** begin **

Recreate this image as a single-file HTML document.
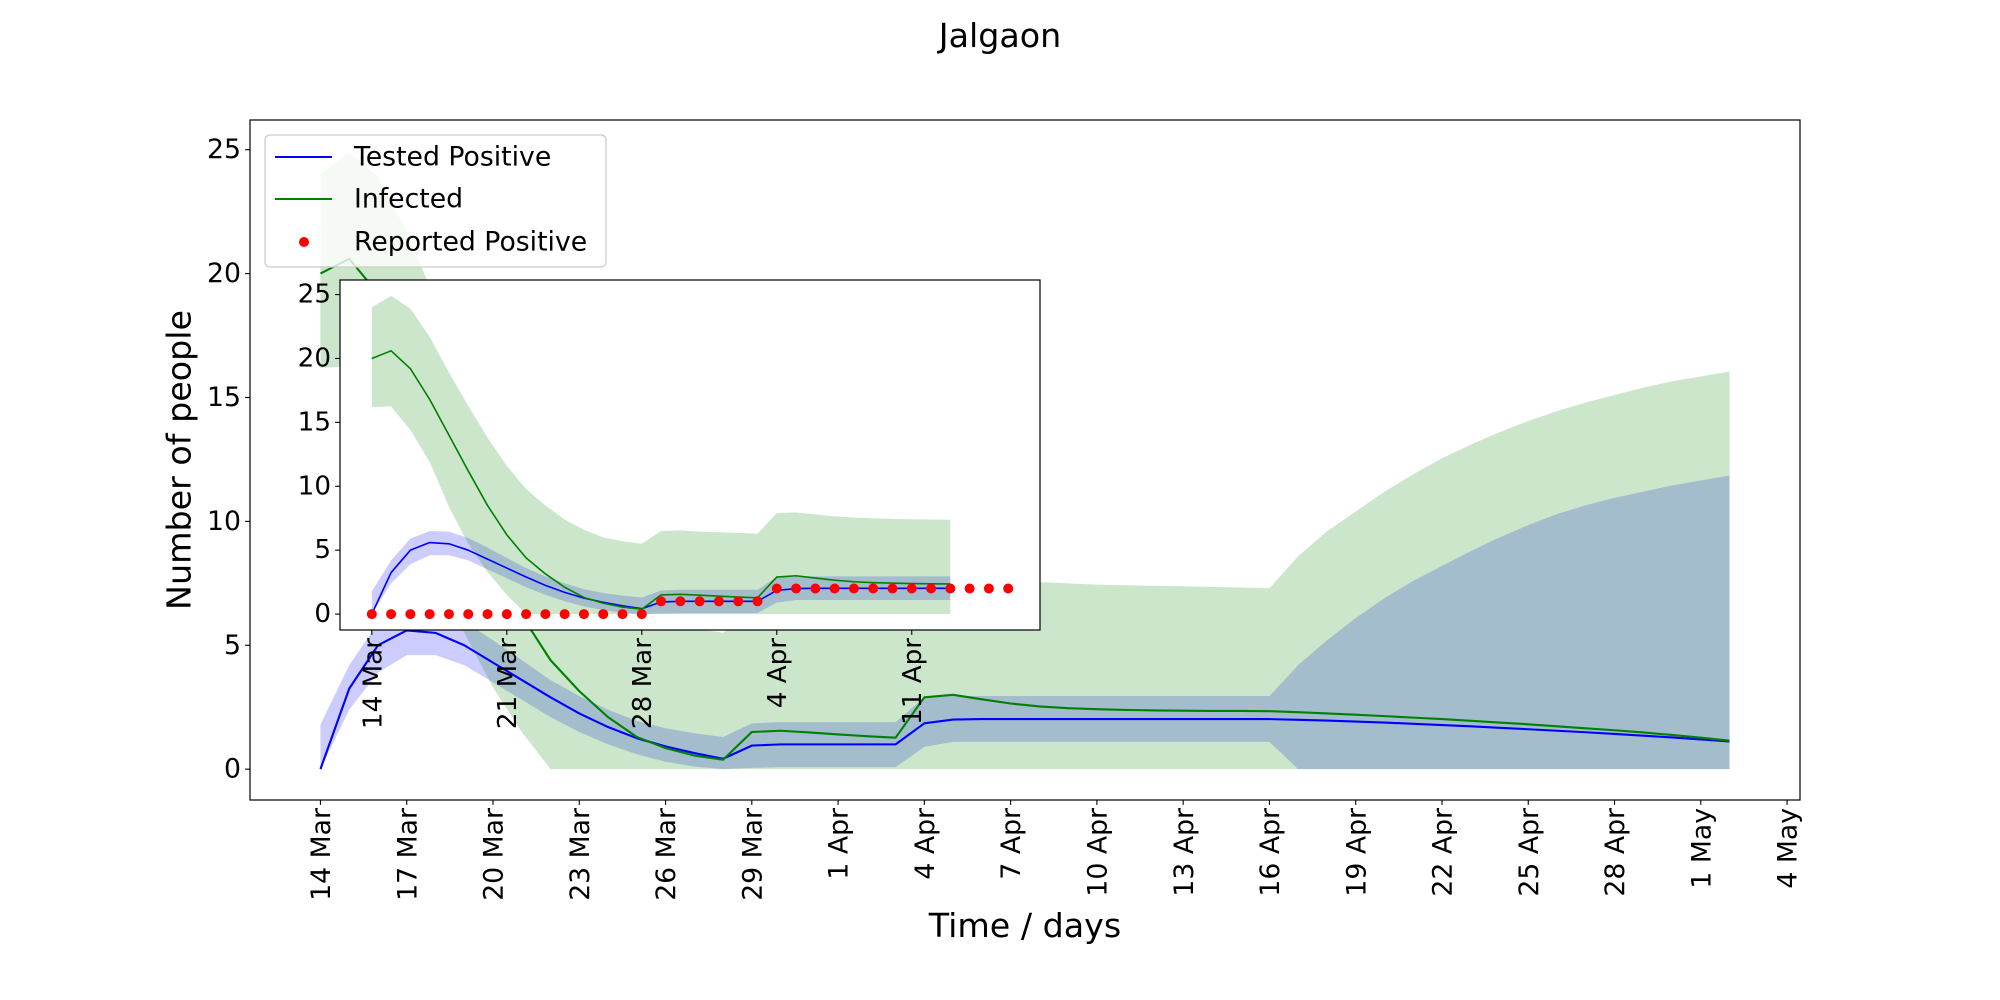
<!DOCTYPE html>
<html>
<head>
<meta charset="utf-8">
<style>
  html,body{margin:0;padding:0;background:#fff;}
  svg{display:block;font-family:"DejaVu Sans","Liberation Sans",sans-serif;}
</style>
</head>
<body>
<svg id="chart" width="2000" height="1000" viewBox="0 0 2000 1000" xmlns="http://www.w3.org/2000/svg">
  <rect x="0" y="0" width="2000" height="1000" fill="#fff"/>
  <text x="1000" y="47" font-size="33.3" text-anchor="middle" fill="#000">Jalgaon</text>
  <g id="main"></g>
  <g id="inset"></g>
  <g id="legend">
    <rect x="265" y="135" width="341" height="132" rx="5" fill="#fff" fill-opacity="0.8" stroke="#cccccc" stroke-width="1.3"/>
    <line x1="275" y1="157" x2="332" y2="157" stroke="#0000ff" stroke-width="2"/>
    <text x="354" y="157" font-size="26.7" dominant-baseline="central">Tested Positive</text>
    <line x1="275" y1="199" x2="332" y2="199" stroke="#008000" stroke-width="2"/>
    <text x="354" y="199" font-size="26.7" dominant-baseline="central">Infected</text>
    <circle cx="304" cy="242" r="5" fill="#ff0000"/>
    <text x="354" y="242" font-size="26.7" dominant-baseline="central">Reported Positive</text>
  </g>
  <text x="1025" y="937" font-size="33.3" text-anchor="middle">Time / days</text>
  <text transform="translate(179,460) rotate(-90)" font-size="33.3" text-anchor="middle" dominant-baseline="central">Number of people</text>
</svg>
<script>
// ---- data (day index 0 = 14 Mar) ----
const tested = [0,3.25,5.0,5.6,5.5,5.0,4.3,3.6,2.9,2.25,1.7,1.25,0.92,0.65,0.42,0.95,1.0,1.0,1.0,1.0,1.0,1.85,2.0,2.02,2.02,2.02,2.02,2.02,2.02,2.02,2.02,2.02,2.02,2.02,1.99,1.96,1.92,1.88,1.83,1.78,1.73,1.67,1.61,1.55,1.49,1.42,1.35,1.28,1.2,1.12];
const testedUpper = [1.8,4.2,5.9,6.5,6.45,5.95,5.2,4.4,3.6,2.95,2.4,1.95,1.65,1.45,1.3,1.85,1.9,1.9,1.9,1.9,1.9,2.9,2.95,2.95,2.95,2.95,2.95,2.95,2.95,2.95,2.95,2.95,2.95,2.95,4.2,5.2,6.1,6.9,7.6,8.2,8.8,9.35,9.85,10.3,10.65,10.95,11.2,11.45,11.65,11.85];
const testedLower = [0,2.4,3.9,4.6,4.6,4.2,3.5,2.8,2.1,1.5,1.0,0.6,0.3,0.1,0,0.05,0.08,0.08,0.08,0.08,0.08,0.9,1.1,1.1,1.1,1.1,1.1,1.1,1.1,1.1,1.1,1.1,1.1,1.1,0,0,0,0,0,0,0,0,0,0,0,0,0,0,0,0];
const infected = [20.0,20.6,19.2,16.8,14.0,11.2,8.5,6.2,4.4,3.15,2.1,1.3,0.85,0.55,0.38,1.5,1.55,1.48,1.4,1.33,1.27,2.9,3.0,2.82,2.65,2.53,2.46,2.42,2.39,2.37,2.36,2.35,2.35,2.34,2.3,2.25,2.2,2.14,2.08,2.02,1.95,1.88,1.81,1.73,1.65,1.57,1.48,1.38,1.27,1.15];
const infectedUpper = [24.0,24.9,23.9,21.7,18.9,16.3,13.8,11.6,9.8,8.5,7.4,6.6,6.0,5.7,5.5,6.5,6.55,6.45,6.4,6.35,6.3,7.9,7.95,7.8,7.65,7.55,7.5,7.45,7.42,7.4,7.38,7.35,7.33,7.3,8.6,9.6,10.4,11.2,11.9,12.55,13.1,13.6,14.05,14.45,14.8,15.1,15.4,15.65,15.85,16.05];
const infectedLower = [16.2,16.25,14.4,11.9,8.4,5.5,3.3,1.5,0,0,0,0,0,0,0,0,0,0,0,0,0,0,0,0,0,0,0,0,0,0,0,0,0,0,0,0,0,0,0,0,0,0,0,0,0,0,0,0,0,0];
const reported = [0,0,0,0,0,0,0,0,0,0,0,0,0,0,0,1,1,1,1,1,1,2,2,2,2,2,2,2,2,2,2,2,2,2];
const yTicks = [0,5,10,15,20,25];
const mainXTickDays = [0,3,6,9,12,15,18,21,24,27,30,33,36,39,42,45,48,51];
const mainXTickLabels = ["14 Mar","17 Mar","20 Mar","23 Mar","26 Mar","29 Mar","1 Apr","4 Apr","7 Apr","10 Apr","13 Apr","16 Apr","19 Apr","22 Apr","25 Apr","28 Apr","1 May","4 May"];
const insetXTickDays = [0,7,14,21,28];
const insetXTickLabels = ["14 Mar","21 Mar","28 Mar","4 Apr","11 Apr"];
const insetLastDay = 30;

const NS = "http://www.w3.org/2000/svg";
function mk(tag, attrs, parent){
  const e = document.createElementNS(NS, tag);
  for (const k in attrs) e.setAttribute(k, attrs[k]);
  parent.appendChild(e);
  return e;
}
function makeAxes(box, xmin, xmax, ymin, ymax){
  return {
    x: d => box.l + (d - xmin) / (xmax - xmin) * (box.r - box.l),
    y: v => box.b - (v - ymin) / (ymax - ymin) * (box.b - box.t)
  };
}
function linePath(ax, arr, n){
  let s = "";
  for (let i = 0; i < n; i++) s += (i ? "L" : "M") + ax.x(i).toFixed(2) + "," + ax.y(arr[i]).toFixed(2);
  return s;
}
function bandPath(ax, up, lo, n){
  let s = "";
  for (let i = 0; i < n; i++) s += (i ? "L" : "M") + ax.x(i).toFixed(2) + "," + ax.y(up[i]).toFixed(2);
  for (let i = n - 1; i >= 0; i--) s += "L" + ax.x(i).toFixed(2) + "," + ax.y(lo[i]).toFixed(2);
  return s + "Z";
}

function drawPanel(g, box, ax, n, tickDays, tickLabels, fs, lw, showDots){
  mk("rect", {x: box.l, y: box.t, width: box.r - box.l, height: box.b - box.t, fill: "#fff"}, g);
  const clipId = "clip" + Math.round(box.l);
  const cp = mk("clipPath", {id: clipId}, g);
  mk("rect", {x: box.l, y: box.t, width: box.r - box.l, height: box.b - box.t}, cp);
  const plot = mk("g", {"clip-path": "url(#" + clipId + ")"}, g);
  const bb = mk("path", {d: bandPath(ax, testedUpper, testedLower, n), fill: "#0000ff", "fill-opacity": 0.2}, plot);
  
  
  const gb = mk("path", {d: bandPath(ax, infectedUpper, infectedLower, n), fill: "#008000", "fill-opacity": 0.2}, plot);
  
  
  const bl = mk("path", {d: linePath(ax, tested, n), fill: "none", stroke: "#0000ff", "stroke-width": lw, "stroke-linejoin": "round"}, plot);
  
  
  const gl = mk("path", {d: linePath(ax, infected, n), fill: "none", stroke: "#008000", "stroke-width": lw, "stroke-linejoin": "round"}, plot);
  
  
  if (showDots){
    for (let i = 0; i < reported.length; i++){
      const c = mk("circle", {cx: ax.x(i), cy: ax.y(reported[i]), r: 5, fill: "#ff0000"}, plot);
      
      
    }
  }
  mk("rect", {x: box.l, y: box.t, width: box.r - box.l, height: box.b - box.t, fill: "none", stroke: "#000", "stroke-width": 1.2}, g);
  yTicks.forEach(v => {
    const y = ax.y(v);
    mk("line", {x1: box.l - 4.9, y1: y, x2: box.l, y2: y, stroke: "#000", "stroke-width": 1.1}, g);
    const t = mk("text", {x: box.l - 9, y: y, "font-size": fs, "text-anchor": "end", "dominant-baseline": "central"}, g);
    t.textContent = v;
    
    
  });
  tickDays.forEach((d, i) => {
    const x = ax.x(d);
    mk("line", {x1: x, y1: box.b, x2: x, y2: box.b + 4.9, stroke: "#000", "stroke-width": 1.1}, g);
    const t = mk("text", {transform: "translate(" + x + "," + (box.b + 8) + ") rotate(-90)", "font-size": fs, "text-anchor": "end", dy: "0.36em"}, g);
    t.textContent = tickLabels[i];
    
    
  });
}

const mainBox = {l: 250, r: 1800, t: 120, b: 800};
const mainAx = makeAxes(mainBox, -2.45, 51.45, -1.245, 26.2);
drawPanel(document.getElementById("main"), mainBox, mainAx, tested.length, mainXTickDays, mainXTickLabels, 26.7, 2.1, false);

const insetBox = {l: 340, r: 1040, t: 280, b: 630};
const insetAx = makeAxes(insetBox, -1.65, 34.65, -1.245, 26.14);
drawPanel(document.getElementById("inset"), insetBox, insetAx, insetLastDay + 1, insetXTickDays, insetXTickLabels, 26.2, 1.6, true);
</script>
</body>
</html>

** end **

Tally the lines in the listing that hold "document" and report the number alone.

_RESULT:_ 4